- [Stored data entries]:
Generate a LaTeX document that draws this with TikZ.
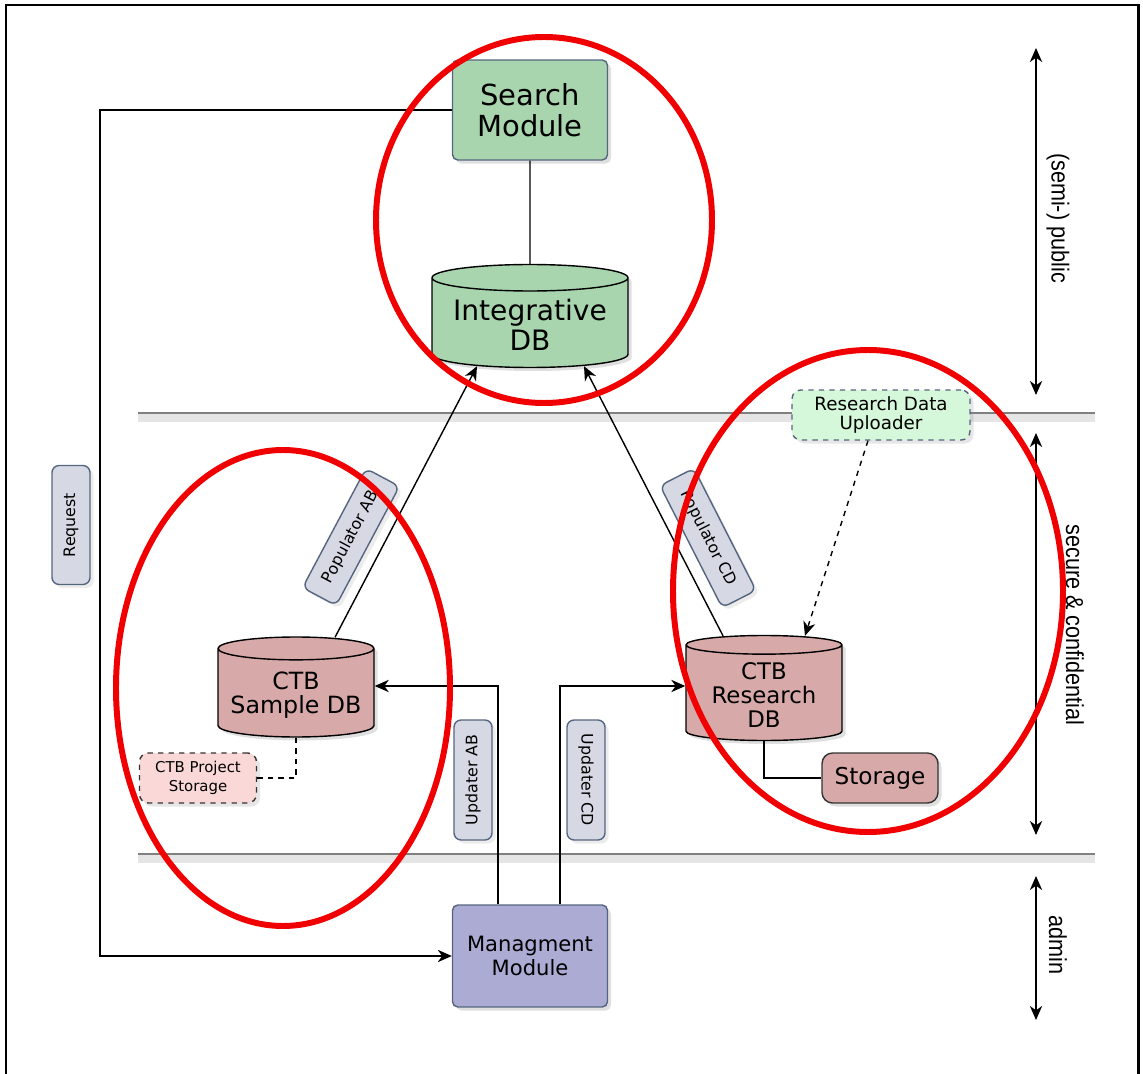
\documentclass[tikz,border=0pt]{standalone}
\usepackage{fontspec}
\setmainfont{DejaVu Sans}
\newfontfamily\sidefont[FakeStretch=0.88]{Liberation Sans}
\usetikzlibrary{shapes.geometric,arrows.meta,shadows,calc,positioning}

\definecolor{searchgreen}{HTML}{A8D5AE}
\definecolor{dbpink}{HTML}{D8A9A9}
\definecolor{lightpink}{HTML}{FAD8D8}
\definecolor{lightgreen}{HTML}{D5F7DA}
\definecolor{tagblue}{HTML}{D6D9E4}
\definecolor{mgmtblue}{HTML}{ABABD4}
\definecolor{edgeblue}{HTML}{56657F}
\definecolor{ringred}{HTML}{F00000}

\begin{document}
\begin{tikzpicture}[x=0.02cm,y=-0.02cm,>={Stealth[length=8pt,width=7pt,inset=2.5pt]},
		thick,
		module/.style={rectangle,rounded corners=3pt,draw=edgeblue,align=center,
			drop shadow={opacity=.25,shadow xshift=2pt,shadow yshift=-2pt}},
		db node/.style={cylinder,shape border rotate=90,aspect=0.16,draw=black,align=center,
			anchor=shape center,
			drop shadow={opacity=.25,shadow xshift=2pt,shadow yshift=-2pt}},
		helper/.style={rectangle,rounded corners=5pt,draw=edgeblue,dashed,align=center,
			drop shadow={opacity=.2,shadow xshift=2pt,shadow yshift=-2pt}},
		tag/.style={rectangle,rounded corners=4pt,draw=edgeblue,fill=tagblue,
			minimum height=0.76cm,font=\fontsize{9}{11}\selectfont,
			drop shadow={opacity=.15,shadow xshift=2pt,shadow yshift=-2pt}},
		side/.style={font=\sidefont\fontsize{14}{16}\selectfont},
		sepline/.style={draw=black!50,line width=1.6pt},
		ring/.style={draw=ringred,line width=3.4pt}]
		\useasboundingbox (0,0) rectangle (1143,1074);
		\draw[line width=1.7pt] (6,5) rectangle (1138,1095);

		% zone borders
		\draw[black!10,line width=5pt] (138,418) -- (1095,418);
		\draw[black!10,line width=5pt] (138,859) -- (1095,859);
		\draw[sepline] (138,413) -- (1095,413);
		\draw[sepline] (138,854) -- (1095,854);

		\node[module,fill=searchgreen,minimum width=3.1cm,minimum height=2cm,
			font=\fontsize{16.5}{17.5}\selectfont] (search) at (530,110) {Search\\Module};
		\node[db node,fill=searchgreen,minimum width=3.92cm,minimum height=2.06cm,
			font=\fontsize{16}{17}\selectfont] (idb) at (530,316) {Integrative\\DB};
		\node[db node,fill=dbpink,minimum width=3.12cm,minimum height=2cm,
			font=\fontsize{13.5}{14}\selectfont] (sampledb) at (296,687) {CTB\\Sample DB};
		\node[db node,fill=dbpink,minimum width=3.12cm,minimum height=2.1cm,
			font=\fontsize{13}{13.6}\selectfont] (researchdb) at (764,688) {CTB\\Research\\DB};
		\node[module,fill=dbpink,draw=black!80,rounded corners=6pt,minimum width=2.32cm,minimum height=1cm,
			font=\fontsize{13.2}{14}\selectfont] (storage) at (880,778) {Storage};
		\node[module,fill=mgmtblue,minimum width=3.1cm,minimum height=2.04cm,
			font=\fontsize{12}{14}\selectfont] (mgmt) at (530,956) {Managment\\Module};
		\node[helper,fill=lightgreen,minimum width=3.56cm,minimum height=1cm,
			font=\fontsize{10.4}{11.3}\selectfont] (uploader) at (881,415) {Research Data\\Uploader};
		\node[helper,fill=lightpink,draw=black!80,minimum width=2.34cm,minimum height=1cm,
			font=\fontsize{8.5}{10.5}\selectfont] (projstore) at (198,778) {CTB Project\\Storage};

		\path[->]
		(search.south) edge[-] (idb.north)
		($(sampledb.north)+(39,1)$) edge ($(idb.south)+(-53,-2)$)
		($(researchdb.north)+(-41,1)$) edge ($(idb.south)+(54,-2)$)
		($(uploader.south)+(-13,0)$) edge[dashed] ($(researchdb.north)+(41,1)$);
		\draw[->] (search.west) -- ++(-352,0) |- (mgmt.west);
		\draw[->] ($(mgmt.north)+(-32,0)$) |- ($(sampledb.east |- sampledb.shape center)+(0,-1)$);
		\draw[->] ($(mgmt.north)+(30,0)$) |- ($(researchdb.west |- researchdb.shape center)+(0,-2)$);
		\draw (researchdb.south) |- (storage.west);
		\draw[dashed] (sampledb.south) |- (projstore.east);

		\node[tag,rotate=90,minimum width=2.38cm] (request) at (71,525) {Request};
		\node[tag,rotate=62,minimum width=2.7cm] (popab) at (351,537) {Populator AB};
		\node[tag,rotate=-63,minimum width=2.74cm] (popcd) at (708,538) {Populator CD};
		\node[tag,rotate=90,minimum width=2.4cm] (updab) at (473,780) {Updater AB};
		\node[tag,rotate=-90,minimum width=2.4cm] (updcd) at (586,780) {Updater CD};

		% zones on the right
		\coordinate (pubtop) at (1036,48);
		\coordinate (pubbot) at (1036,395);
		\coordinate (sectop) at (1036,433);
		\coordinate (secbot) at (1036,835);
		\coordinate (admtop) at (1036,876);
		\coordinate (admbot) at (1036,1020);
		\draw[<->] (pubtop) -- (pubbot);
		\draw[<->] (sectop) -- (secbot);
		\draw[<->] (admtop) -- (admbot);
		\node[side,rotate=-90] (public) at (1058,218) {(semi-) public};
		\node[side,rotate=-90] (secure) at (1075,625) {secure \& confidential};
		\node[side,rotate=-90] (admin) at (1058,945) {admin};

		% highlight rings
		\draw[ring] (544,220) ellipse [x radius=168,y radius=183];
		\draw[ring] (283,688) ellipse [x radius=167,y radius=238];
		\draw[ring] (868,591) ellipse [x radius=195,y radius=241];
		\end{tikzpicture}
\end{document}
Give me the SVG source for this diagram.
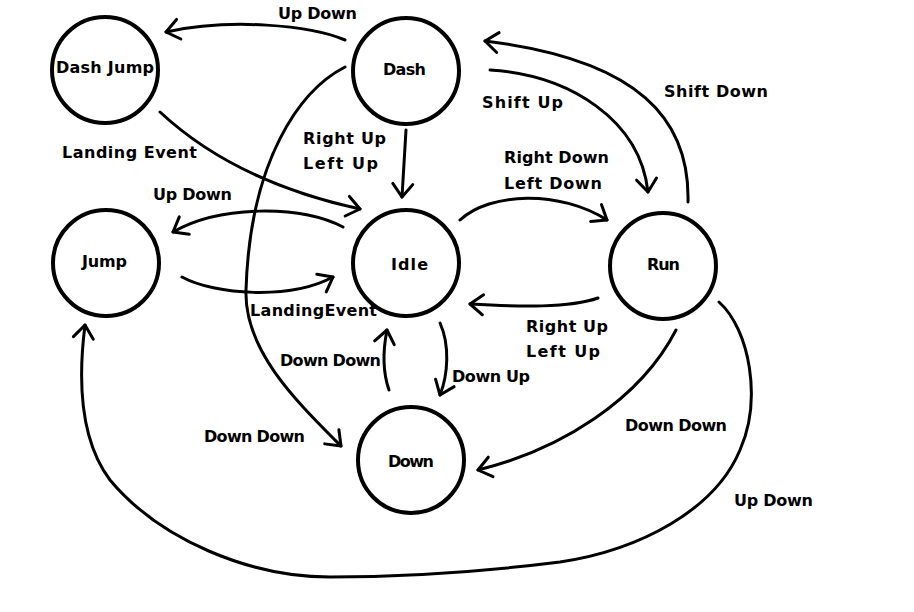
<svg xmlns="http://www.w3.org/2000/svg" width="914" height="612" viewBox="0 0 914 612">
<defs>
<style>
.node circle{fill:#fff;stroke:#000;stroke-width:4}
text{font-family:"DejaVu Sans","Liberation Sans",sans-serif;font-weight:bold;font-size:16px;fill:#000}
.edge{fill:none;stroke:#000;stroke-width:3;stroke-linecap:round;stroke-linejoin:round;marker-end:url(#arr)}
</style>
<marker id="arr" markerUnits="userSpaceOnUse" markerWidth="30" markerHeight="30" viewBox="-20 -15 30 30" refX="0" refY="0" orient="auto" overflow="visible">
<path d="M-13,-10 L0,0 L-13,10" fill="none" stroke="#000" stroke-width="3" stroke-linecap="round" stroke-linejoin="round"/>
</marker>
</defs>
<rect width="914" height="612" fill="#fff"/>
<g id="connectors">
<path class="edge" d="M345,40 C310,25 230,18 166,32"/>
<path class="edge" d="M160,112 C190,140 250,185 360,209"/>
<path class="edge" d="M406,130 L402,197"/>
<path class="edge" d="M343,227 C300,205 220,205 173,232"/>
<path class="edge" d="M182,277 C215,295 290,300 333,277"/>
<path class="edge" d="M345,67 C300,90 250,160 246,290 C244,350 295,400 341,446"/>
<path class="edge" d="M460,220 C490,192 560,190 607,220"/>
<path class="edge" d="M598,298 C570,308 520,307 470,304"/>
<path class="edge" d="M389,390 C382,370 383,350 387,330"/>
<path class="edge" d="M440,323 C450,345 448,375 440,395"/>
<path class="edge" d="M490,70 C570,75 640,120 648,192"/>
<path class="edge" d="M688,202 C690,120 640,60 485,41"/>
<path class="edge" d="M676,330 C640,400 560,450 478,470"/>
<path class="edge" d="M719,302 C750,330 762,400 740,450 C715,510 640,550 560,562 C480,572 400,577 330,577 C250,577 160,540 110,480 C80,440 78,380 85,325"/>
</g>
<g id="edge-labels">
<text x="278" y="19" textLength="79">Up Down</text>
<text x="62" y="158" textLength="135">Landing Event</text>
<text x="303" y="144" textLength="83">Right Up</text>
<text x="303" y="169" textLength="75">Left Up</text>
<text x="153" y="200" textLength="79">Up Down</text>
<text x="250" y="316" textLength="127">LandingEvent</text>
<text x="280" y="366" textLength="101">Down Down</text>
<text x="204" y="442" textLength="101">Down Down</text>
<text x="452" y="382" textLength="78">Down Up</text>
<text x="526" y="332" textLength="82">Right Up</text>
<text x="526" y="357" textLength="74">Left Up</text>
<text x="482" y="108" textLength="81">Shift Up</text>
<text x="664" y="97" textLength="104">Shift Down</text>
<text x="504" y="163" textLength="105">Right Down</text>
<text x="504" y="189" textLength="98">Left Down</text>
<text x="625" y="431" textLength="102">Down Down</text>
<text x="734" y="506" textLength="79">Up Down</text>
</g>
<g id="node-dashjump" class="node"><circle cx="105" cy="70" r="53"/><text x="56" y="73" textLength="98">Dash Jump</text></g>
<g id="node-dash" class="node"><circle cx="406" cy="71" r="53"/><text x="383" y="75" textLength="43">Dash</text></g>
<g id="node-jump" class="node"><circle cx="106" cy="263" r="53"/><text x="82" y="267" textLength="45">Jump</text></g>
<g id="node-idle" class="node"><circle cx="406" cy="263" r="53"/><text x="391" y="270" textLength="37">Idle</text></g>
<g id="node-run" class="node"><circle cx="663" cy="266" r="53"/><text x="647" y="270" textLength="33">Run</text></g>
<g id="node-down" class="node"><circle cx="411" cy="460" r="53"/><text x="388" y="467" textLength="46">Down</text></g>
</svg>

- [Description of the task]: Restate the material word for word from its first line through the line containing "(138,854) -- (1095,854);", both included; the pictures do not belong in it.

- [Answer to the exercise]:
Generate a LaTeX document that draws this with TikZ.
\documentclass[tikz,border=0pt]{standalone}
\usepackage{fontspec}
\setmainfont{DejaVu Sans}
\newfontfamily\sidefont[FakeStretch=0.88]{Liberation Sans}
\usetikzlibrary{shapes.geometric,arrows.meta,shadows,calc,positioning}

\definecolor{searchgreen}{HTML}{A8D5AE}
\definecolor{dbpink}{HTML}{D8A9A9}
\definecolor{lightpink}{HTML}{FAD8D8}
\definecolor{lightgreen}{HTML}{D5F7DA}
\definecolor{tagblue}{HTML}{D6D9E4}
\definecolor{mgmtblue}{HTML}{ABABD4}
\definecolor{edgeblue}{HTML}{56657F}
\definecolor{ringred}{HTML}{F00000}

\begin{document}
\begin{tikzpicture}[x=0.02cm,y=-0.02cm,>={Stealth[length=8pt,width=7pt,inset=2.5pt]},
		thick,
		module/.style={rectangle,rounded corners=3pt,draw=edgeblue,align=center,
			drop shadow={opacity=.25,shadow xshift=2pt,shadow yshift=-2pt}},
		db node/.style={cylinder,shape border rotate=90,aspect=0.16,draw=black,align=center,
			anchor=shape center,
			drop shadow={opacity=.25,shadow xshift=2pt,shadow yshift=-2pt}},
		helper/.style={rectangle,rounded corners=5pt,draw=edgeblue,dashed,align=center,
			drop shadow={opacity=.2,shadow xshift=2pt,shadow yshift=-2pt}},
		tag/.style={rectangle,rounded corners=4pt,draw=edgeblue,fill=tagblue,
			minimum height=0.76cm,font=\fontsize{9}{11}\selectfont,
			drop shadow={opacity=.15,shadow xshift=2pt,shadow yshift=-2pt}},
		side/.style={font=\sidefont\fontsize{14}{16}\selectfont},
		sepline/.style={draw=black!50,line width=1.6pt},
		ring/.style={draw=ringred,line width=3.4pt}]
		\useasboundingbox (0,0) rectangle (1143,1074);
		\draw[line width=1.7pt] (6,5) rectangle (1138,1095);

		% zone borders
		\draw[black!10,line width=5pt] (138,418) -- (1095,418);
		\draw[black!10,line width=5pt] (138,859) -- (1095,859);
		\draw[sepline] (138,413) -- (1095,413);
		\draw[sepline] (138,854) -- (1095,854);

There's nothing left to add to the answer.